Throughout the book, it seems that Roddick is at odds with the businesspeople around her—they push a hierarchical business model, while she pushes for open-door policies across the board. They look at profits, while she looks at political causes. Roddick portrays this constant battle as the business establishment against the business revolutionary, and at times that can be the case. Her marketing ideas and pushes for environmental sustainability were new and, in fact, profitable. But the majority of the time, I interpreted the battle as that of an activist with businesspeople.
Roddick argues throughout the book that her concern was not profits. This worked out well for her when the activism focus at The Body Shop held a certain novelty for consumers and produced profits anyway. But in 2020, Amazon ad campaigns can tout support for Black Lives Matter and in the same breath sell technology, such as its Amazon Ring, which works closely with police departments and can encourage racial profiling. If Amazon followed through on the ideals that it claims to adopt, Jeff Bezos would not be approaching a net worth of $200 billion, and the company would not be the $2 trillion giant that it is today. Ultimately, in a market economy, sales win out. If activism is profitable, companies will gladly partake. If not, then progressive values take a backseat.

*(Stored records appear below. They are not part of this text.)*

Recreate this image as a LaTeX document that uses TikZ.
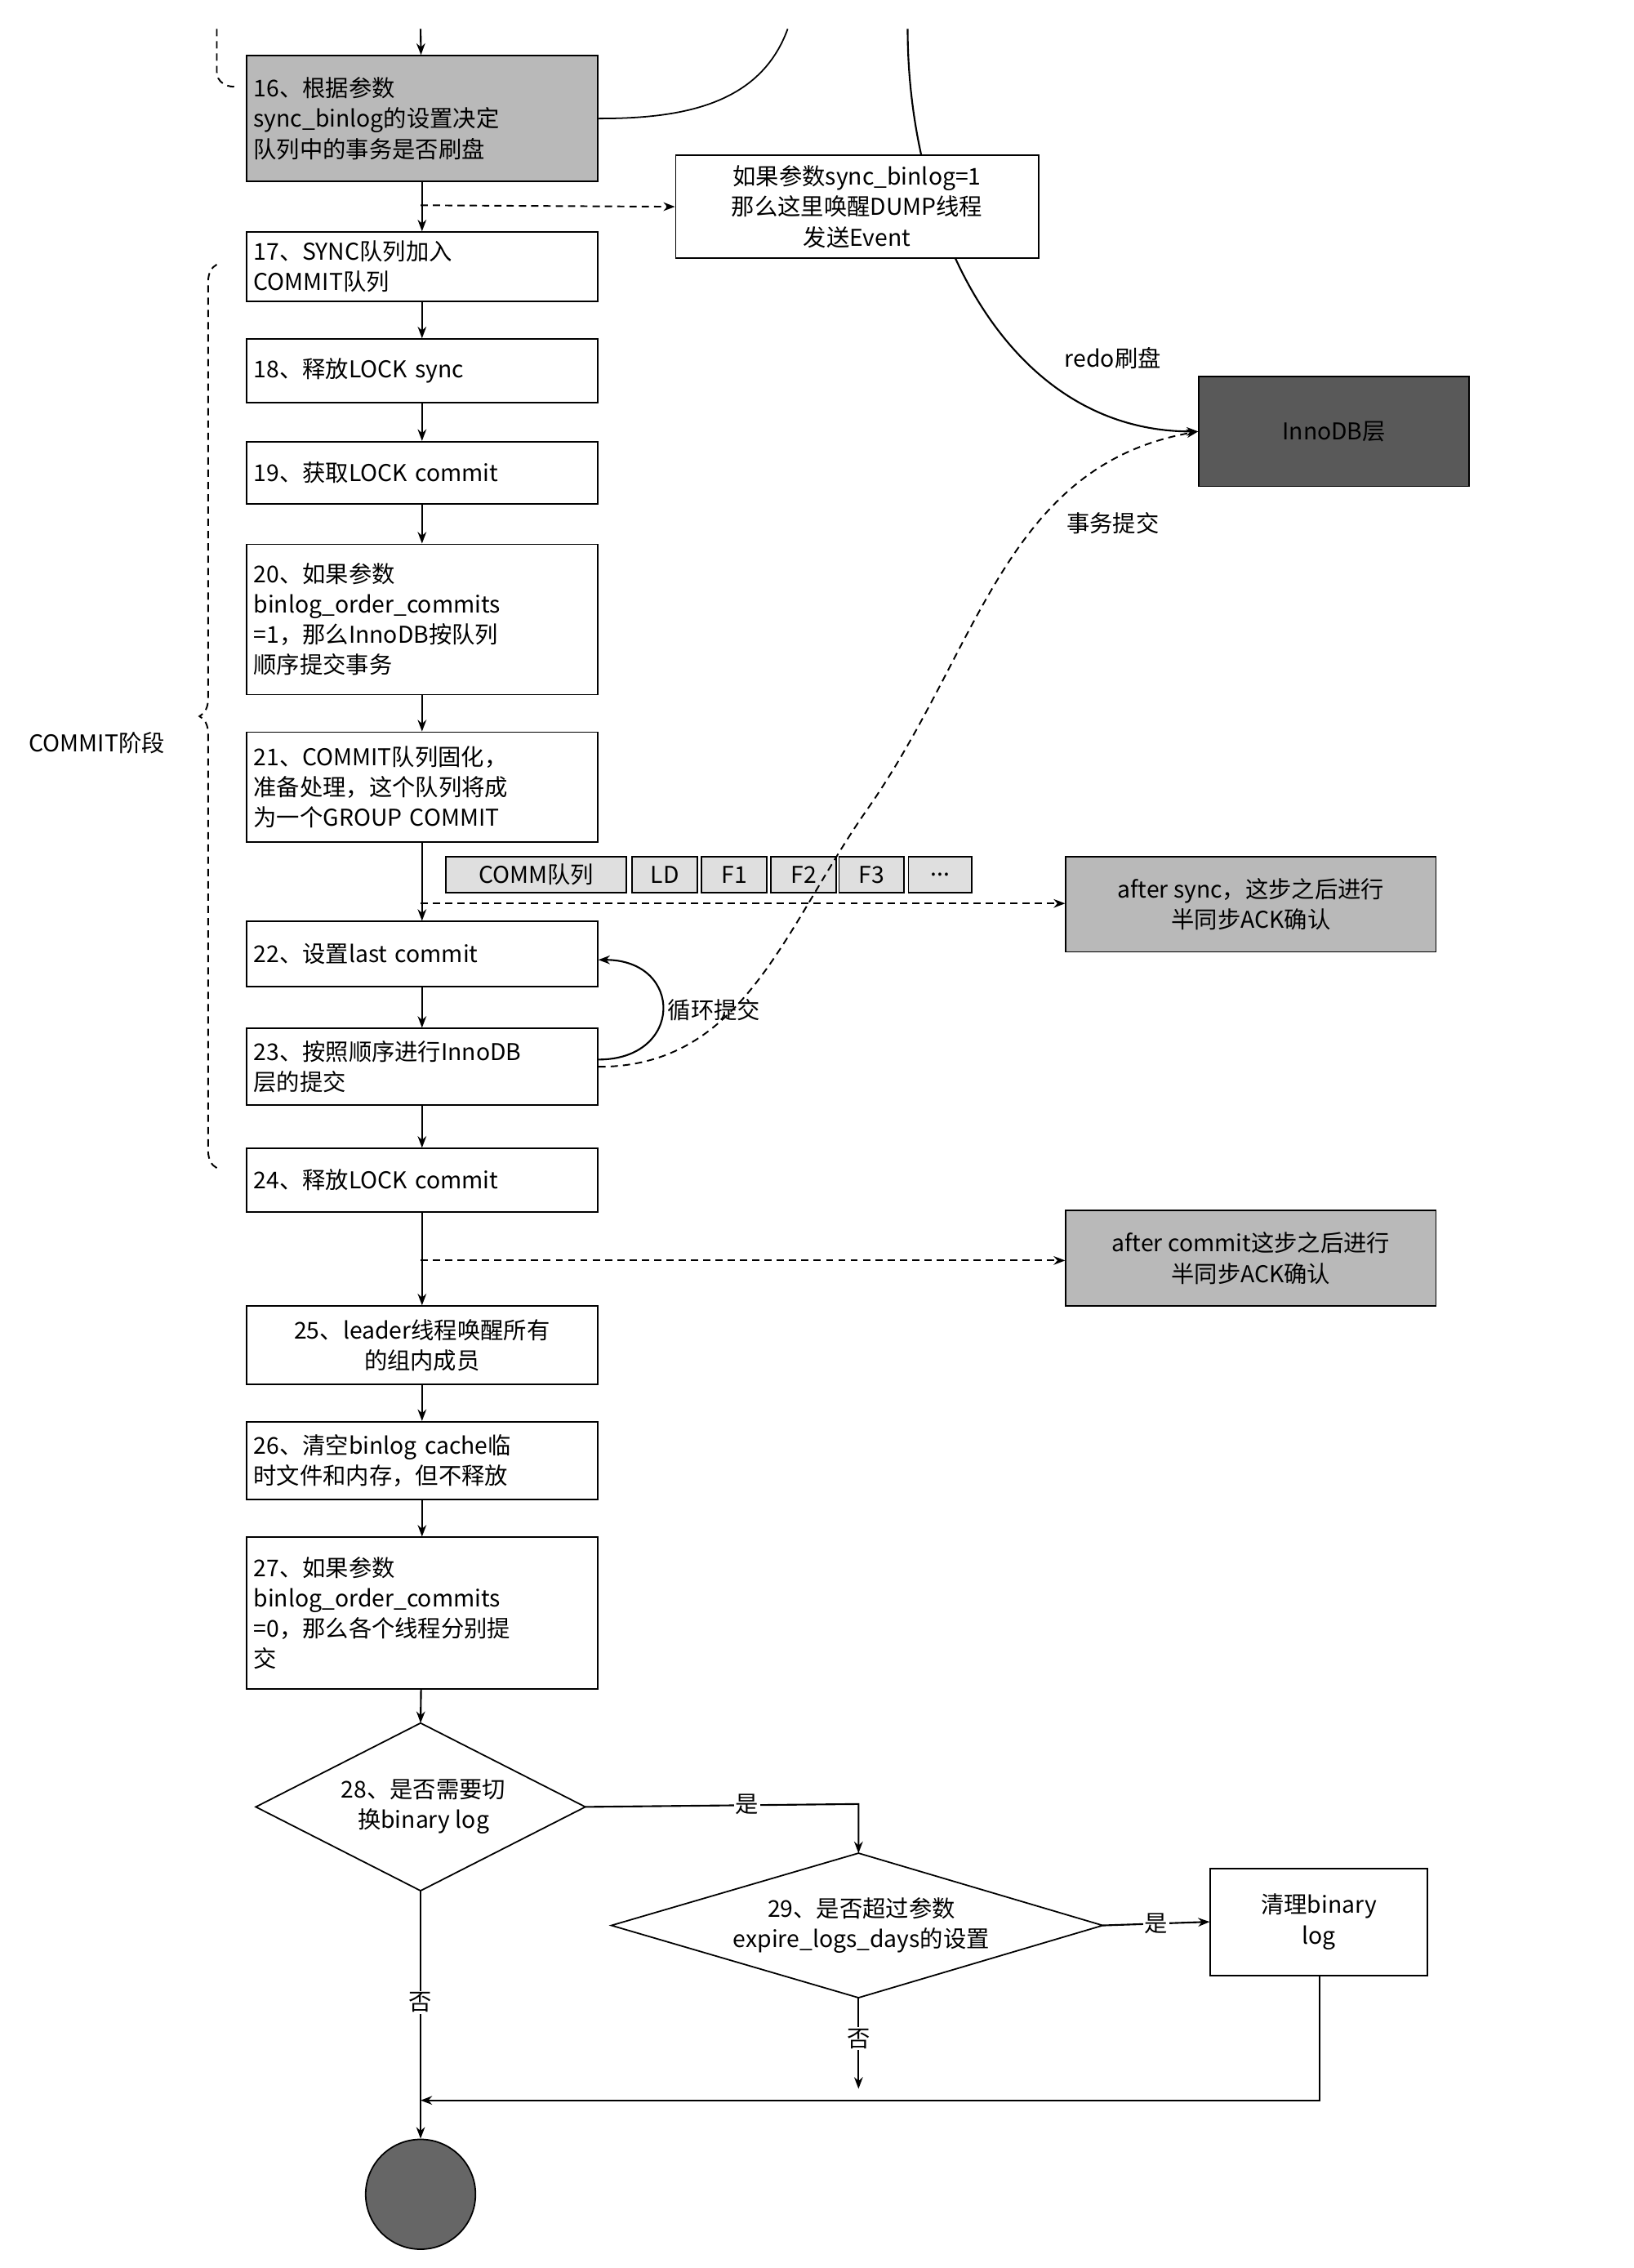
\documentclass[tikz,border=0pt]{standalone}
\usepackage{fontspec}
\setmainfont{Noto Sans CJK SC}
\usetikzlibrary{arrows.meta,decorations.pathreplacing}
\tikzset{
  box/.style={draw,line width=1pt,anchor=north west,minimum width=243pt,text width=233pt,align=left,inner sep=4pt,font=\fontsize{16}{21}\selectfont},
  gbox/.style={box,fill=gray!55},
  note/.style={draw,line width=1pt,anchor=north west,align=center,inner sep=2pt,font=\fontsize{16}{21}\selectfont},
  qcell/.style={draw,line width=1pt,anchor=north west,minimum height=25pt,inner sep=1pt,font=\fontsize{16}{20}\selectfont,fill=gray!25},
  lbl/.style={font=\fontsize{16}{20}\selectfont,fill=white,inner sep=1pt},
  flow/.style={line width=1.2pt,-{Stealth[length=8pt]}},
  dsh/.style={line width=1.1pt,dash pattern=on 5pt off 3.5pt},
  dflow/.style={dsh,-{Stealth[length=8pt]}},
}
\begin{document}
\begin{tikzpicture}[x=1pt,y=-1pt]
\useasboundingbox (0,0) rectangle (1130,1569);

%main boxes
\node[gbox,minimum height=87pt] (s16) at (170,38) {16、根据参数\\sync\_binlog的设置决定\\队列中的事务是否刷盘};
\node[box,minimum height=48pt] (s17) at (170,160) {17、SYNC队列加入\\COMMIT队列};
\node[box,minimum height=44pt] (s18) at (170,234) {18、释放LOCK sync};
\node[box,minimum height=43pt] (s19) at (170,305) {19、获取LOCK commit};
\node[box,minimum height=104pt] (s20) at (170,376) {20、如果参数\\binlog\_order\_commits\\=1，那么InnoDB按队列\\顺序提交事务};
\node[box,minimum height=76pt] (s21) at (170,506) {21、COMMIT队列固化，\\准备处理，这个队列将成\\为一个GROUP COMMIT};
\node[box,minimum height=45pt] (s22) at (170,637) {22、设置last commit};
\node[box,minimum height=53pt] (s23) at (170,711) {23、按照顺序进行InnoDB\\层的提交};
\node[box,minimum height=44pt] (s24) at (170,794) {24、释放LOCK commit};
\node[box,minimum height=54pt,align=center] (s25) at (170,903) {25、leader线程唤醒所有\\的组内成员};
\node[box,minimum height=54pt] (s26) at (170,983) {26、清空binlog cache临\\时文件和内存，但不释放};
\node[box,minimum height=105pt] (s27) at (170,1063) {27、如果参数\\binlog\_order\_commits\\=0，那么各个线程分别提\\交};

%decisions
\draw[line width=1pt] (177,1250) coordinate (d28w) -- (291,1192) coordinate (d28n) -- (405,1250) coordinate (d28e) -- (291,1308) coordinate (d28s) -- cycle;
\node[font=\fontsize{16}{21}\selectfont,align=center] (t28) at (293,1250) {28、是否需要切\\换binary log};
\draw[line width=1pt] (423,1332) coordinate (d29w) -- (594,1282) coordinate (d29n) -- (763,1332) coordinate (d29e) -- (594,1382) coordinate (d29s) -- cycle;
\node[font=\fontsize{16}{21}\selectfont,align=center] (t29) at (596,1332) {29、是否超过参数\\expire\_logs\_days的设置};
\node[note,minimum width=150pt,minimum height=74pt] (clr) at (837,1292) {清理binary\\log};
\node[draw,line width=1pt,fill=gray!80!black,circle,minimum size=76pt] (fin) at (291,1518) {};

%side boxes
\node[note,fill=gray!70!black,minimum width=187pt,minimum height=76pt] (inno) at (829,260) {InnoDB层};
\coordinate (redo) at (628,20);
\draw[flow] (redo) to[out=270,in=180] (inno.west);
\node[note,fill=white,minimum width=251pt,minimum height=71pt] (wake) at (467,107) {如果参数sync\_binlog=1\\那么这里唤醒DUMP线程\\发送Event};
\node[note,fill=gray!55,minimum width=256pt,minimum height=66pt] (asyn) at (737,592) {after sync，这步之后进行\\半同步ACK确认};
\node[note,fill=gray!55,minimum width=256pt,minimum height=66pt] (acom) at (737,837) {after commit这步之后进行\\半同步ACK确认};

%queue
\node[qcell,minimum width=125pt] (q0) at (308,592) {COMM队列};
\node[qcell,minimum width=45pt] (q1) at (437,592) {LD};
\node[qcell,minimum width=45pt] (q2) at (485,592) {F1};
\node[qcell,minimum width=45pt] (q3) at (533,592) {F2};
\node[qcell,minimum width=45pt] (q4) at (580,592) {F3};
\node[qcell,minimum width=44pt] (q5) at (628,592) {...};

%flow
\coordinate (top) at (291,20);
\draw[flow] (top) -- (s16);
\foreach \a/\b in {s16/s17,s17/s18,s18/s19,s19/s20,s20/s21,s21/s22,s22/s23,s23/s24,s24/s25,s25/s26,s26/s27,s27/d28n}
  \draw[flow] (\a) -- (\b);
\coordinate (j16) at (291,142);
\draw[dflow] (j16) -- (wake.west);
\coordinate (jq) at (291,625);
\coordinate (jc) at (291,872);
\draw[dflow] (jq) -- (asyn.west |- jq);
\draw[dflow] (jc) -- (acom.west |- jc);
\draw[flow] (s23.east) ++(0,-5) to[out=0,in=0,looseness=2.2] node[lbl,pos=0.5,right=2pt] (loop) {循环提交} ([yshift=-4pt]s22.east);
\draw[dflow] (s23.east) to[out=0,in=235] (600,560) to[out=55,in=190] (inno.west);
\coordinate (bin) at (545,20);
\draw[line width=1pt] (s16.east) to[out=0,in=250] (bin);
\node[lbl] (lredo) at (770,248) {redo刷盘};
\node[lbl] (ltx) at (770,362) {事务提交};

%decision branches
\coordinate (y28) at (594,1248);
\draw[flow] (d28e) -- (y28) -- (d29n);
\node[lbl] (l28y) at (517,1248) {是};
\draw[flow] (d29e) -- node[lbl] {是} (clr.west);
\coordinate (n29) at (594,1445);
\draw[flow] (d29s) -- node[lbl,pos=0.45] {否} (n29);
\draw[flow] (d28s) -- node[lbl,pos=0.45] {否} (fin);
\coordinate (c1) at (913,1453);
\coordinate (c2) at (291,1453);
\draw[flow] (clr.south -| c1) -- (c1) -- (c2);

%brace
\draw[dsh,decorate,decoration={brace,amplitude=12pt}] (150,808) -- (150,183);
\draw[dsh] (150,20) -- (150,50) to[out=270,in=180] (162,60);
\node[font=\fontsize{16}{20}\selectfont] (phase) at (67,514) {COMMIT阶段};
\end{tikzpicture}
\end{document}
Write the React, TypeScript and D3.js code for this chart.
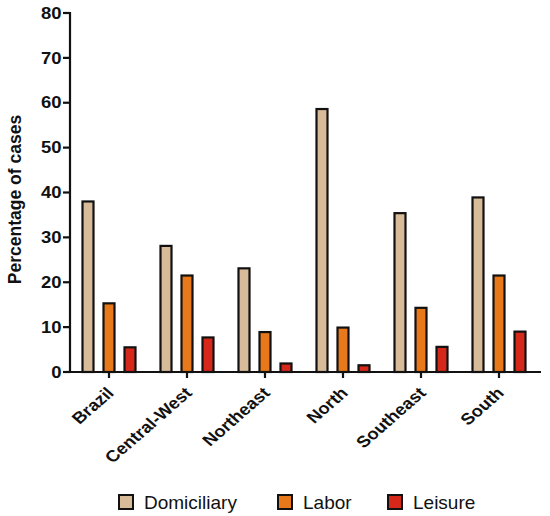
import { useEffect } from "react";
import * as d3 from "d3";

// regions on the x axis
const regions = ["Brazil", "Central-West", "Northeast", "North", "Southeast", "South"];
const seriesNames = ["Domiciliary", "Labor", "Leisure"];

// percentage of cases per region, one array per series
const domiciliary = [38.0, 28.1, 23.1, 58.6, 35.4, 38.9];
const labor = [15.3, 21.5, 8.9, 9.9, 14.3, 21.5];
const leisure = [5.5, 7.7, 1.9, 1.5, 5.6, 9.0];

const yTicks = [0, 10, 20, 30, 40, 50, 60, 70, 80];

const colors = ["#D8BB98", "#E8791B", "#D5281A"];

const W = 550;
const H = 516;
const FONT = "'Liberation Sans', Arial, sans-serif";

export default function App() {
  useEffect(() => {
    document.body.style.margin = "0";
  }, []);

  const series = [domiciliary, labor, leisure];

  const x0 = d3.scaleBand<string>().domain(regions).range([70, 538]);
  const x1 = d3.scalePoint<string>().domain(seriesNames).range([-21, 21]);
  const y = d3.scaleLinear().domain([0, 80]).range([372, 13]);
  const barW = 11;

  // legend layout
  const legendX = [118, 277, 387];
  const legendY = 494;

  return (
    <svg width={W} height={H} style={{ display: "block", background: "#fff" }} fontFamily={FONT}>
      {/* bars */}
      {regions.map((r, i) => (
        <g key={r} transform={`translate(${x0(r)! + x0.bandwidth() / 2},0)`}>
          {seriesNames.map((s, j) => (
            <rect
              key={s}
              x={x1(s)! - barW / 2}
              y={y(series[j][i])}
              width={barW}
              height={y(0) - y(series[j][i])}
              fill={colors[j]}
              stroke="#111"
              strokeWidth={2.2}
            />
          ))}
        </g>
      ))}

      {/* y axis */}
      <line x1={70} x2={70} y1={y(80) - 1} y2={y(0) + 1} stroke="#111" strokeWidth={2.2} />
      {yTicks.map((t) => (
        <g key={t} transform={`translate(0,${y(t)})`}>
          <line x1={63} x2={70} stroke="#111" strokeWidth={2.2} />
          <text
            transform="translate(61.5,0) scale(1,0.85)"
            dy="0.36em"
            textAnchor="end"
            fontSize={18.5}
            fontWeight="bold"
            fill="#111"
          >
            {t}
          </text>
        </g>
      ))}
      <text
        transform={`translate(21,${(y(0) + y(80)) / 2 + 7}) rotate(-90)`}
        textAnchor="middle"
        fontSize={17.5}
        fontWeight="bold"
        fill="#111"
      >
        Percentage of cases
      </text>

      {/* x axis */}
      <line x1={69} x2={541} y1={y(0)} y2={y(0)} stroke="#111" strokeWidth={2.2} />
      {regions.map((r) => {
        const cx = x0(r)! + x0.bandwidth() / 2;
        return (
          <g key={r} transform={`translate(${cx},${y(0)})`}>
            <line y1={0} y2={6} stroke="#111" strokeWidth={2.2} />
            <text
              transform="translate(6,22) scale(1,0.87) rotate(-45)"
              textAnchor="end"
              fontSize={18.5}
              fontWeight="bold"
              fill="#111"
            >
              {r}
            </text>
          </g>
        );
      })}

      {/* legend */}
      {seriesNames.map((s, j) => (
        <g key={s} transform={`translate(${legendX[j]},${legendY})`}>
          <rect x={1} y={1} width={14} height={14} fill={colors[j]} stroke="#111" strokeWidth={2} />
          <text x={26} y={15} fontSize={19} fill="#111">
            {s}
          </text>
        </g>
      ))}
    </svg>
  );
}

To me, the ultimate activism is the revolutionary practice of paying a living wage. In the past month, another task of mine has been to write a Braun Ink comic book case study about my dad’s leadership of the rustbelt-based family manufacturing firm, Custom Rubber Corp. In that time, I’ve had the opportunity to learn about the small business side of things, where global market competition is much more present than it might be for a giant like Amazon. My dad has talked about experiments in increasing wages for Custom Rubber employees, only to find that employee retention rates stay the same. He’s trying to implement Employee Assistance Programs, only to find the same thing. Ultimately, competition from other companies — domestic and international — forces him to focus on operations and profit.
“The omnipotence of business forces consumers to rely on business leaders like Roddick, who take risks in furthering the values of community and equality.”
At the onset of her memoir, Roddick establishes two important principles. The first is that business is more powerful than politics or religion; the second is that business, that all-powerful entity, must be regulated by political bodies. In this day and age, these principles still ring true. The omnipotence of business forces consumers to rely on business leaders like Roddick, who take risks in furthering the values of community and equality. Businesses that can afford to invest resources back into their communities may find that they reap the rewards. Even if the payoff isn’t monetary, true entrepreneurs know that there is an inevitable and intangible reward in building things up, instead of breaking them down.